The Pace Press reached out to coach Randeau, but he declined speak on the allegations brought to light in the New York Post story. Randeau had been placed on administrative leave until recently, when he was cleared of any wrongdoing after an internal investigation. The Jan. 26 release read, “[The internal investigation] has determined that the credible evidence did not substantiate the allegations against Coach Rondeau and other University personnel. Accordingly, Coach Andrew Rondeau has been returned to active status, resuming his duties as the University’s head football coach.” The release continued,

“The University’s investigation encompassed a comprehensive examination of each of the allegations referenced in the original news story and was conducted independently of the Athletics Department. In addition to reviewing relevant documents and communications, the University’s investigators conducted extensive interviews with coaches, other Athletics Department and University administrators and staff, current and former members of the football team, and persons outside of the University. In all, more than 60 individuals were interviewed–including 38 past and present University football players. It should be noted that two of the three former students whose allegations were reported in the press chose not to participate in the interviews, but their attorney provided a detailed statement of their claims.”

Also included in the Post story were allegations of unethical recruitment practices such as falsely promising a Business minor to new recruits as a more attractive package for athletes. Alexander Gurvich, a Finance professor at the Pleasantville campus, did not know of the practice, which indicates that it is at least not standard to give this kind of special treatment to players. In fact, he—perhaps not a Post subscriber—“did not know there is any controversy.” If the allegations are true, these false promises for athletes are a huge ethical breach by recruiters.
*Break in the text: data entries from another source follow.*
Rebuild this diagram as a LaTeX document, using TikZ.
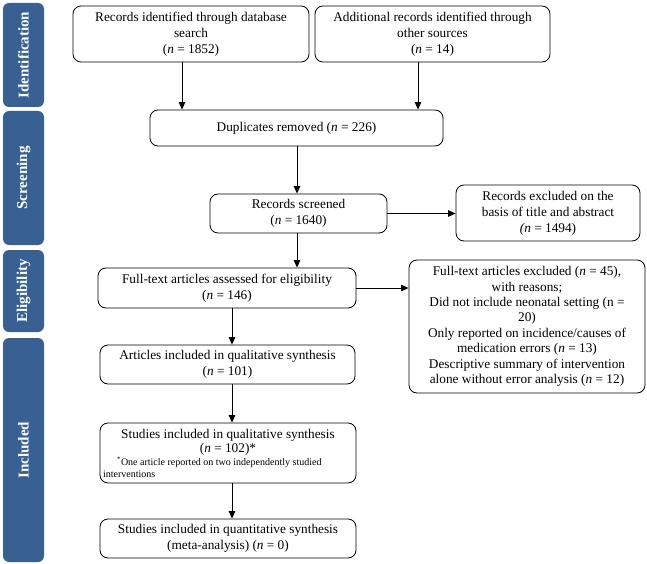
\documentclass[tikz,border=0pt]{standalone}
\usepackage{fontspec}
\setmainfont{Liberation Serif}
\usetikzlibrary{arrows.meta}
\definecolor{sideblue}{RGB}{56,96,146}
\begin{document}
\begin{tikzpicture}[x=1pt,y=1pt,
  box/.style={draw, rounded corners=8pt, line width=0.8pt, align=center, inner sep=2pt,
    font=\fontsize{13.3}{16}\selectfont},
  side/.style={fill=sideblue, rounded corners=6pt, text=white, rotate=90, inner sep=0pt,
    font=\bfseries\fontsize{15}{16}\selectfont, minimum height=41pt},
  arr/.style={-{Triangle[width=6.5pt,length=7.5pt]}, line width=0.9pt}]
\useasboundingbox (0,0) rectangle (647,-564);
% side bars
\node[side, minimum width=104pt] (s1) at (23.5,-55) {Identification};
\node[side, minimum width=134pt] (s2) at (23.5,-178) {Screening};
\node[side, minimum width=82pt] (s3) at (23.5,-291) {Eligibility};
\node[side, minimum width=224pt] (s4) at (23.5,-450) {Included};
% boxes
\node[box, minimum width=236pt, minimum height=56pt] (b1) at (191,-34)
  {Records identified through database\\search\\(\textit{n} = 1852)};
\node[box, minimum width=235pt, minimum height=56pt] (b2) at (432.5,-34)
  {Additional records identified through\\other sources\\(\textit{n} = 14)};
\node[box, minimum width=293pt, minimum height=36pt] (dup) at (296.5,-128)
  {Duplicates removed (\textit{n} = 226)};
\node[box, minimum width=177pt, minimum height=39pt] (scr) at (298.5,-213.5)
  {Records screened\\(\textit{n} = 1640)};
\node[box, minimum width=184pt, minimum height=56pt] (ex1) at (548,-213)
  {Records excluded on the\\basis of title and abstract\\\textit{(n} = 1494)};
\node[box, minimum width=258pt, minimum height=40pt] (ass) at (227,-288)
  {Full-text articles assessed for eligibility\\(\textit{n} = 146)};
\node[box, minimum width=236pt, minimum height=133pt, font=\fontsize{13.3}{15.4}\selectfont] (ex2) at (527,-326.5)
  {Full-text articles excluded (\textit{n} = 45),\\with reasons;\\Did not include neonatal setting (n =\\20)\\Only reported on incidence/causes of\\medication errors (\textit{n} = 13)\\Descriptive summary of intervention\\alone without error analysis (\textit{n} = 12)};
\node[box, minimum width=255pt, minimum height=39pt] (art) at (227.5,-364.5)
  {Articles included in qualitative synthesis\\(\textit{n} = 101)};
\node[box, minimum width=256pt, minimum height=60pt] (sq) at (228,-453)
  {Studies included in qualitative synthesis\\[-2pt](\textit{n} = 102)*\\[-3pt]
   {\fontsize{10}{12}\selectfont\makebox[250pt][l]{\hspace*{14pt}\textsuperscript{*}One article reported on two independently studied}}\\[-4pt]
   {\fontsize{10}{12}\selectfont\makebox[250pt][l]{interventions}}};
\node[box, minimum width=256pt, minimum height=39pt] (qt) at (228,-538.5)
  {Studies included in quantitative synthesis\\(meta-analysis) (\textit{n} = 0)};
% arrow columns
\coordinate (c1) at (182,0);
\coordinate (c2) at (418,0);
\coordinate (c3) at (297,0);
\coordinate (c4) at (232,0);
\draw[arr] (b1.south -| c1) -- (dup.north -| c1);
\draw[arr] (b2.south -| c2) -- (dup.north -| c2);
\draw[arr] (dup.south -| c3) -- (scr.north -| c3);
\draw[arr] (scr.south -| c3) -- (ass.north -| c3);
\draw[arr] (scr.east) -- (scr.east -| ex1.west);
\draw[arr] (ass.east) -- (ass.east -| ex2.west);
\draw[arr] (ass.south -| c4) -- (art.north -| c4);
\draw[arr] (art.south -| c4) -- (sq.north -| c4);
\draw[arr] (sq.south -| c4) -- (qt.north -| c4);
\end{tikzpicture}
\end{document}
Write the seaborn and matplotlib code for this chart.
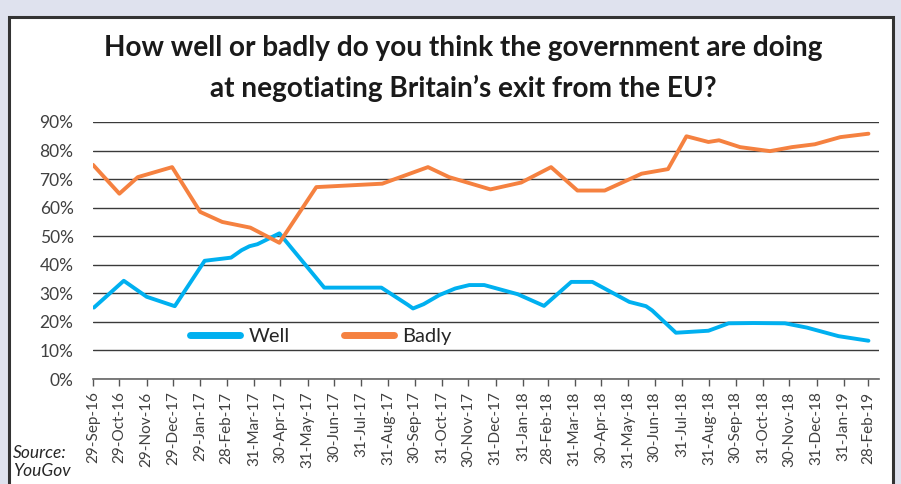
import matplotlib
matplotlib.use("Agg")
import matplotlib.pyplot as plt
import matplotlib.dates as mdates
from matplotlib.patches import Rectangle
import seaborn as sns
import pandas as pd

# ---- data -------------------------------------------------------------
well_dates = ["2016-09-30", "2016-11-03", "2016-11-29", "2016-12-31", "2017-02-03",
              "2017-03-05", "2017-03-17", "2017-03-26", "2017-04-04", "2017-04-29",
              "2017-06-19", "2017-08-23", "2017-09-22", "2017-09-28", "2017-10-10",
              "2017-10-28", "2017-11-15", "2017-12-01", "2017-12-18", "2018-01-25",
              "2018-02-24", "2018-03-27", "2018-04-20", "2018-06-01", "2018-06-20",
              "2018-06-27", "2018-07-24", "2018-08-30", "2018-09-22", "2018-10-20",
              "2018-11-25", "2018-12-20", "2019-01-25", "2019-02-28"]
well_values = [25.0, 34.4, 28.8, 25.5, 41.4,
               42.5, 45.1, 46.5, 47.2, 51.0,
               32.0, 32.0, 26.0, 24.7, 26.2,
               29.4, 31.7, 32.9, 32.9, 29.7,
               25.6, 34.0, 34.0, 27.0, 25.5,
               24.0, 16.2, 16.9, 19.5, 19.6,
               19.5, 18.0, 15.0, 13.4]

badly_dates = ["2016-09-29", "2016-10-29", "2016-11-19", "2016-12-28", "2017-01-29",
               "2017-02-23", "2017-03-27", "2017-04-29", "2017-06-10", "2017-08-24",
               "2017-10-15", "2017-11-08", "2017-12-25", "2018-01-29", "2018-03-04",
               "2018-04-03", "2018-05-04", "2018-06-15", "2018-07-15", "2018-08-05",
               "2018-08-30", "2018-09-11", "2018-10-05", "2018-11-08", "2018-12-03",
               "2018-12-29", "2019-01-27", "2019-02-28"]
badly_values = [75.0, 64.9, 70.7, 74.2, 58.5,
                55.0, 53.0, 47.7, 67.2, 68.4,
                74.2, 70.7, 66.4, 68.8, 74.2,
                66.0, 66.0, 71.9, 73.5, 85.0,
                83.0, 83.6, 81.2, 79.8, 81.2,
                82.2, 84.7, 85.9]

series_names = ["Well", "Badly"]
series_colors = ["#00B0F0", "#F58140"]

tick_dates = ["2016-09-29", "2016-10-29", "2016-11-29", "2016-12-29", "2017-01-29",
              "2017-02-28", "2017-03-31", "2017-04-30", "2017-05-31", "2017-06-30",
              "2017-07-31", "2017-08-31", "2017-09-30", "2017-10-31", "2017-11-30",
              "2017-12-31", "2018-01-31", "2018-02-28", "2018-03-31", "2018-04-30",
              "2018-05-31", "2018-06-30", "2018-07-31", "2018-08-31", "2018-09-30",
              "2018-10-31", "2018-11-30", "2018-12-31", "2019-01-31", "2019-02-28"]
tick_labels = ["29-Sep-16", "29-Oct-16", "29-Nov-16", "29-Dec-17", "29-Jan-17",
               "28-Feb-17", "31-Mar-17", "30-Apr-17", "31-May-17", "30-Jun-17",
               "31-Jul-17", "31-Aug-17", "30-Sep-17", "31-Oct-17", "30-Nov-17",
               "31-Dec-17", "31-Jan-18", "28-Feb-18", "31-Mar-18", "30-Apr-18",
               "31-May-18", "30-Jun-18", "31-Jul-18", "31-Aug-18", "30-Sep-18",
               "31-Oct-18", "30-Nov-18", "31-Dec-18", "31-Jan-19", "28-Feb-19"]
y_ticks = [0, 10, 20, 30, 40, 50, 60, 70, 80, 90]

title_lines = ["How well or badly do you think the government are doing",
               "at negotiating Britain\u2019s exit from the EU?"]
source_text = "Source:\nYouGov"

# ---- build table ------------------------------------------------------
df = pd.concat([
    pd.DataFrame({"date": pd.to_datetime(well_dates), "value": well_values, "series": "Well"}),
    pd.DataFrame({"date": pd.to_datetime(badly_dates), "value": badly_values, "series": "Badly"}),
], ignore_index=True)

# ---- style ------------------------------------------------------------
sns.set_theme(style="white")
plt.rcParams["font.family"] = ["Lato", "DejaVu Sans"]

W, H = 901, 484
fig = plt.figure(figsize=(W / 100, H / 100), dpi=100)
fig.patch.set_facecolor("#DFE2EE")

# white panel with dark frame (drawn behind everything)
panel = Rectangle((9 / W, -0.05), (893 - 9) / W, (H - 17) / H + 0.05,
                  transform=fig.transFigure, facecolor="white",
                  edgecolor="#333333", linewidth=2.2, zorder=-10)
fig.patches.append(panel)

ax = fig.add_axes([93 / W, (H - 379) / H, (879 - 93) / W, (379 - 122) / H])
ax.set_zorder(5)
ax.set_facecolor("none")

sns.lineplot(data=df, x="date", y="value", hue="series", hue_order=series_names,
             palette=series_colors, linewidth=2.8, ax=ax, estimator=None, sort=True)

ax.set_xlim(pd.Timestamp("2016-09-29"), pd.Timestamp("2019-03-12"))
ax.set_ylim(0, 90)
ax.set_yticks(y_ticks)
ax.set_yticklabels([f"{v}%" for v in y_ticks])
ax.yaxis.grid(True, color="#3a3a3a", linewidth=1.0)
ax.xaxis.grid(False)
ax.set_axisbelow(True)

ax.set_xticks(mdates.date2num(pd.to_datetime(tick_dates)))
ax.set_xticklabels(tick_labels, rotation=90)
ax.tick_params(axis="x", which="both", bottom=True, direction="out", length=5,
               width=1, color="#555555", labelsize=11, labelcolor="#404040", pad=4)
ax.tick_params(axis="y", left=False, labelsize=12.5, labelcolor="#404040", pad=8)

for s in ["left", "right", "top"]:
    ax.spines[s].set_visible(False)
ax.spines["bottom"].set_color("#666666")
ax.spines["bottom"].set_linewidth(1.2)
ax.set_xlabel("")
ax.set_ylabel("")

handles, labels = ax.get_legend_handles_labels()
for h in handles:
    h.set_linewidth(5)
    h.set_solid_capstyle("round")
leg = ax.legend(handles, labels, loc="center", bbox_to_anchor=(0.29, 0.167),
                ncol=2, frameon=False, fontsize=14.5, handlelength=2.5,
                columnspacing=2.7, handletextpad=0.4)
for t in leg.get_texts():
    t.set_color("#262626")

fig.text(463 / W, 1 - 48 / H, title_lines[0], ha="center", va="center",
         fontsize=20.2, fontweight="bold", color="#1a1a1a")
fig.text(463 / W, 1 - 88 / H, title_lines[1], ha="center", va="center",
         fontsize=20.2, fontweight="bold", color="#1a1a1a")

fig.text(13 / W, 1 - 462 / H, source_text, ha="left", va="center",
         fontsize=12.5, fontstyle="italic", color="#262626", linespacing=1.1)

fig.savefig("out.png", dpi=100, facecolor=fig.get_facecolor())
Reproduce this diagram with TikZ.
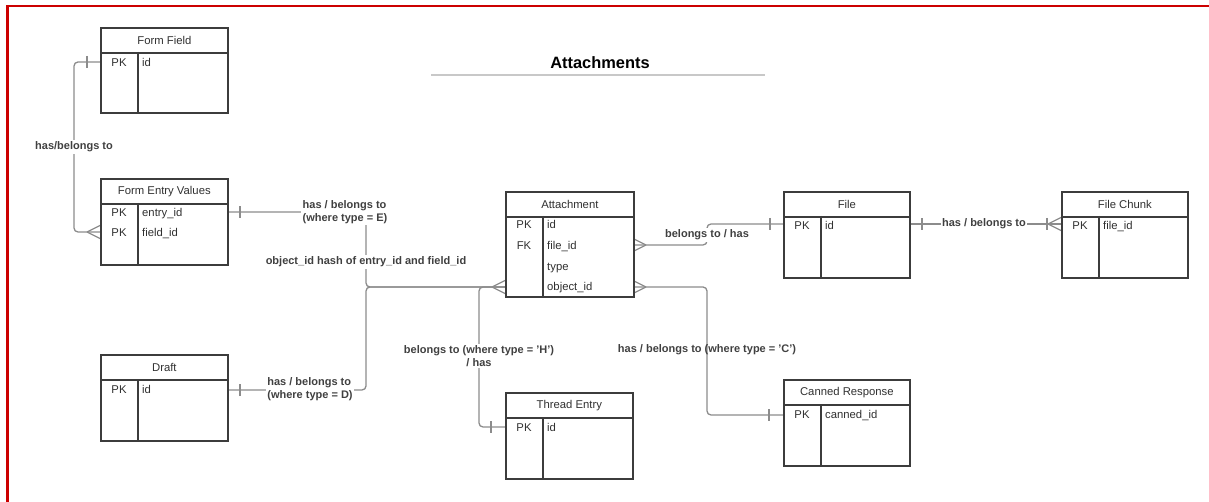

The building of the sports complex seems to be an attempt to revive Pleasantville sports: to do away with the history of sports failure, current controversy, and instead be an attractive sports school for incoming students. The Athletics Complex also seems like a good way to overshadow and marginalize the negative press they’ve been receiving, and course-correct a sports narrative that seems to have lost control in recent months. However, Mark Brown does not see the Athletics Complex as a shift in identity for the University “We always have been, and always will be a school focused on outstanding academic opportunities for students so the emphasis will not be on rebranding Pace as a more sports focused school but rather positioning athletics to play a more vital and visible role in our community.”

When the Pace Press reached out to the accused coach, Andy Rondeau, after declining to do an interview (prior to Pace’s relieving him of his administrative leave), he instead suggested we speak to Scott Trent, the Executive Director for Media Relations at the University’s public relations office, and Frederica Wald, Vice President for University Relations, both of which did not respond to our interview requests. The silence suggests that Pleasantville’s strategy in dealing with the sports controversy is to let the situation fizzle out, and instead have the focus remain on the renovations. The only administrative responses we were given were specifically about the new facilities, which only strengthen the idea that Pleasantville does not want any more dialogue about sports controversy.